ETHNIC CONFLICTS ESPECIALLY LIKELY IN SMALL CITIES AND TOWNS, DPNI SAYS. The openly xenophobic Movement Against Illegal Immigration (DPNI) has published a survey of interethnic violence across the Russian Federation and says that serious ethnic conflicts occur far more often in Russia’s smaller cities and towns than they do in the larger cities, something that means that many human rights groups may be underreporting the number of such clashes because they do not have people on the scene outside of Moscow, St. Petersburg, and other large urban areas (www.dpni.org/articles/kommentari/9805/)

REGION IN KARELIA SEEKS TO BE RECLASSIFIED AS ‘NATIONAL’ ONE. Residents of Pryzhinskiy rayon near Petrazavodsk have asked that their district be reclassified as a “national” one, an action that challenges Vladimir Putin’s ongoing drive to eliminate most ethnic autonomies and one that suggests ethnic groups in hitherto non-ethnic areas may follow suit (finnougoria.ru/news/index.php?ELEMENT_ID=7136). It is as yet unclear with the Karelian government will go along. According to the 2002 census, 37 percent of the district’s 18,224 residents were Karelians, 46 percent were Russians, six percent Finns, and 11 percent others.

PUSH FOR MOSCOW MEMORIAL FOR NADEZHDA MANDELSTAM CONTINUES. For some years, the admirers of the great Russian memoirist Nadezhda Mandelstam have sought to erect suitable memorials to her in Moscow and other Russian cities, but they have faced obstacles from officialdom. An article posted at www.polit.ru/dossie/2008/08/25/chron.html. Meanwhile, opposition leader Gari Kasparov says that a monument to murdered journalist Anna Politkovskaya will be raised only after the fall of the current “bloody” Russian regime (http://www.sobkorr.ru/news/48B930B7C7DAD.html).

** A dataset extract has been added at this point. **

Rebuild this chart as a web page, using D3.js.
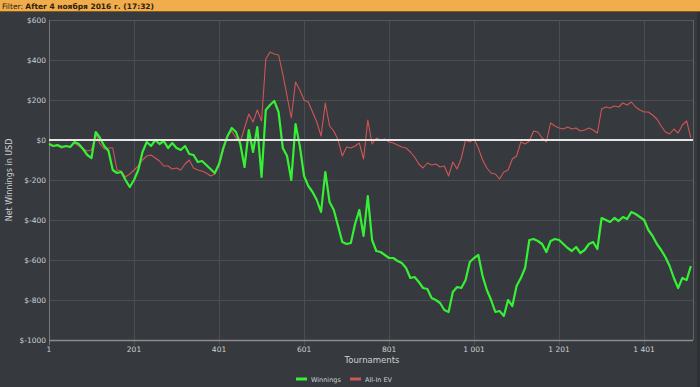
<!DOCTYPE html>
<html>
<head>
<meta charset="utf-8">
<script src="https://cdn.jsdelivr.net/npm/d3@7"></script>
<style>
  html, body { margin: 0; padding: 0; background: #36393d; overflow: hidden; }
  text { font-family: "DejaVu Sans", Verdana, sans-serif; }
</style>
</head>
<body>
<div id="chart"></div>
<script>
"use strict";

// tournaments sampled every 10
const tournaments = d3.range(1, 1512, 10);

const winnings = [
  -20, -30, -25, -35, -30, -35, -10, -20, -45, -75,
  -90, 40, 10, -30, -55, -150, -165, -160, -200, -235,
  -200, -150, -60, -10, -30, 0, -20, -5, -40, -15,
  -40, -50, -30, -70, -75, -110, -105, -125, -145, -165,
  -120, -40, 20, 60, 40, -20, -135, 50, -60, 65,
  -185, 150, 175, 195, 140, -40, -80, -200, 80, -30,
  -180, -230, -260, -300, -360, -160, -310, -350, -430, -510,
  -520, -515, -420, -350, -480, -280, -500, -555, -560, -575,
  -590, -590, -605, -615, -640, -690, -685, -710, -740, -745,
  -790, -800, -815, -850, -860, -760, -735, -740, -700, -610,
  -590, -575, -680, -750, -800, -860, -855, -880, -800, -830,
  -730, -690, -640, -500, -495, -505, -520, -560, -505, -495,
  -500, -520, -540, -555, -535, -565, -550, -520, -510, -545,
  -390, -400, -410, -390, -405, -385, -395, -360, -370, -385,
  -400, -450, -480, -520, -550, -585, -630, -690, -740, -690,
  -700, -630
];

const allInEV = [
  -15, -30, -30, -40, -30, -35, -15, -30, -45, -55,
  -50, 30, -20, -45, -40, -40, -150, -155, -185, -170,
  -150, -130, -100, -80, -75, -90, -105, -130, -130, -145,
  -140, -150, -120, -100, -140, -150, -155, -165, -180, -170,
  -130, -50, 20, 45, 10, -10, 60, 130, 90, 150,
  95, 405, 440, 430, 425, 330, 220, 110, 290, 250,
  200, 190, 140, 90, 20, 185, 70, 45, 0, -80,
  -35, -40, -30, -15, -95, 100, -20, 10, 0, 5,
  -10, -15, -25, -35, -40, -60, -85, -120, -140, -115,
  -125, -120, -135, -130, -180, -110, -145, -90, 0, -10,
  5, -40, -100, -140, -165, -170, -195, -160, -150, -95,
  -80, -10, -20, -5, 45, 40, 10, -10, 85, 70,
  60, 55, 65, 55, 60, 45, 50, 60, 50, 35,
  155, 165, 160, 170, 165, 185, 175, 190, 165, 150,
  140, 140, 125, 105, 70, 40, 30, 55, 35, 75,
  95, 10
];

const yTicks = [600, 400, 200, 0, -200, -400, -600, -800, -1000];
const xTicks = [1, 201, 401, 601, 801, 1001, 1201, 1401];

const seriesNames = ["Winnings", "All-In EV"];
const seriesColors = ["#35f035", "#cf5656"];

const width = 700;
const height = 387;
const margin = { top: 20, right: 7, bottom: 47, left: 49 };

const svg = d3
  .select("#chart")
  .append("svg")
  .attr("width", width)
  .attr("height", height);

svg.append("rect").attr("width", width).attr("height", height).attr("fill", "#36393d");

// filter bar
svg.append("rect").attr("x", 0).attr("y", 0).attr("width", width).attr("height", 11).attr("fill", "#f1ad4b");
svg.append("line").attr("x1", 0).attr("x2", width).attr("y1", 11.5).attr("y2", 11.5).attr("stroke", "#7d5a26");
const filterText = svg.append("text").attr("x", 2).attr("y", 8.5).style("font-size", "7.5px").attr("fill", "#2a2110");
filterText.append("tspan").text("Filter: ");
filterText.append("tspan").style("font-weight", "bold").text("After 4 ноября 2016 г. (17:32)");

// right strip
svg.append("rect").attr("x", 697).attr("y", 12).attr("width", 3).attr("height", height - 12).attr("fill", "#2f3235");

const x = d3.scaleLinear().domain([1, 1516]).range([margin.left, width - margin.right]);
const y = d3.scaleLinear().domain([-1000, 600]).range([height - margin.bottom, margin.top]);

// grid
svg.append("g")
  .selectAll("line")
  .data(yTicks)
  .join("line")
  .attr("x1", margin.left)
  .attr("x2", width - margin.right)
  .attr("y1", (d) => Math.round(y(d)) + 0.5)
  .attr("y2", (d) => Math.round(y(d)) + 0.5)
  .attr("stroke", "#4a4d52");

svg.append("g")
  .selectAll("line")
  .data(xTicks)
  .join("line")
  .attr("x1", (d) => Math.round(x(d)) + 0.5)
  .attr("x2", (d) => Math.round(x(d)) + 0.5)
  .attr("y1", margin.top)
  .attr("y2", y(-1000) + 5)
  .attr("stroke", "#4a4d52");

// border
svg.append("line")
  .attr("x1", margin.left).attr("x2", width - margin.right)
  .attr("y1", margin.top + 0.5).attr("y2", margin.top + 0.5)
  .attr("stroke", "#55585c");
svg.append("line")
  .attr("x1", width - margin.right + 0.5).attr("x2", width - margin.right + 0.5)
  .attr("y1", margin.top).attr("y2", y(-1000))
  .attr("stroke", "#5e6165");
svg.append("line")
  .attr("x1", margin.left + 0.5).attr("x2", margin.left + 0.5)
  .attr("y1", margin.top).attr("y2", y(-1000) + 5)
  .attr("stroke", "#74777b");
svg.append("line")
  .attr("x1", margin.left).attr("x2", width - margin.right)
  .attr("y1", y(-1000) + 0.5).attr("y2", y(-1000) + 0.5)
  .attr("stroke", "#8a8d91")
  .attr("stroke-width", 1.5);

// y labels
svg.append("g")
  .selectAll("text")
  .data(yTicks)
  .join("text")
  .attr("x", margin.left - 3)
  .attr("y", (d) => y(d) + 3)
  .attr("text-anchor", "end")
  .style("font-size", "7.5px")
  .attr("fill", "#cfd1d3")
  .text((d) => "$" + d);

// x labels
svg.append("g")
  .selectAll("text")
  .data(xTicks)
  .join("text")
  .attr("x", (d) => x(d))
  .attr("y", y(-1000) + 12)
  .attr("text-anchor", "middle")
  .style("font-size", "7.5px")
  .attr("fill", "#cfd1d3")
  .text((d) => d3.format(",")(d).replace(",", " "));

svg.append("text")
  .attr("x", 372)
  .attr("y", 363)
  .attr("text-anchor", "middle")
  .style("font-size", "8.5px")
  .attr("fill", "#cfd1d3")
  .text("Tournaments");

svg.append("text")
  .attr("transform", `translate(12, ${y(-200)}) rotate(-90)`)
  .attr("text-anchor", "middle")
  .style("font-size", "8px")
  .attr("fill", "#cfd1d3")
  .text("Net Winnings in USD");

const line = d3
  .line()
  .x((d, i) => x(tournaments[i]))
  .y((d) => y(d));

svg.append("path")
  .datum(allInEV)
  .attr("d", line)
  .attr("fill", "none")
  .attr("stroke", seriesColors[1])
  .attr("stroke-width", 1.1)
  .attr("stroke-linejoin", "round");

svg.append("path")
  .datum(winnings)
  .attr("d", line)
  .attr("fill", "none")
  .attr("stroke", seriesColors[0])
  .attr("stroke-width", 2.2)
  .attr("stroke-linejoin", "round");

// zero line on top
svg.append("line")
  .attr("x1", margin.left)
  .attr("x2", width - margin.right)
  .attr("y1", y(0))
  .attr("y2", y(0))
  .attr("stroke", "#e6e6e6")
  .attr("stroke-width", 2);

// legend
const legendX = [296, 350];
const legend = svg.append("g")
  .selectAll("g")
  .data(seriesNames)
  .join("g")
  .attr("transform", (d, i) => `translate(${legendX[i]}, 379)`);

legend.append("rect")
  .attr("x", 0)
  .attr("y", -1.5)
  .attr("width", 11)
  .attr("height", 3)
  .attr("fill", (d, i) => seriesColors[i]);

legend.append("text")
  .attr("x", 15)
  .attr("y", 2.5)
  .style("font-size", "6.5px")
  .attr("fill", "#cfd1d3")
  .text((d) => d);
</script>
</body>
</html>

EUROPEAN STUDY OF EAST-WEST SPLIT DIVIDES WORLD INTO RED STATES BLUE STATES. A West European study of the ways in which countries have changed sides since the end of the Cold War includes maps which, extrapolating recent American practice, identify countries as “red states” or “blue states” (www.nr2.ru/pmr/192810.html). Those backing Moscow are shown in red, and there are a lot fewer of the red states today than 20 years ago.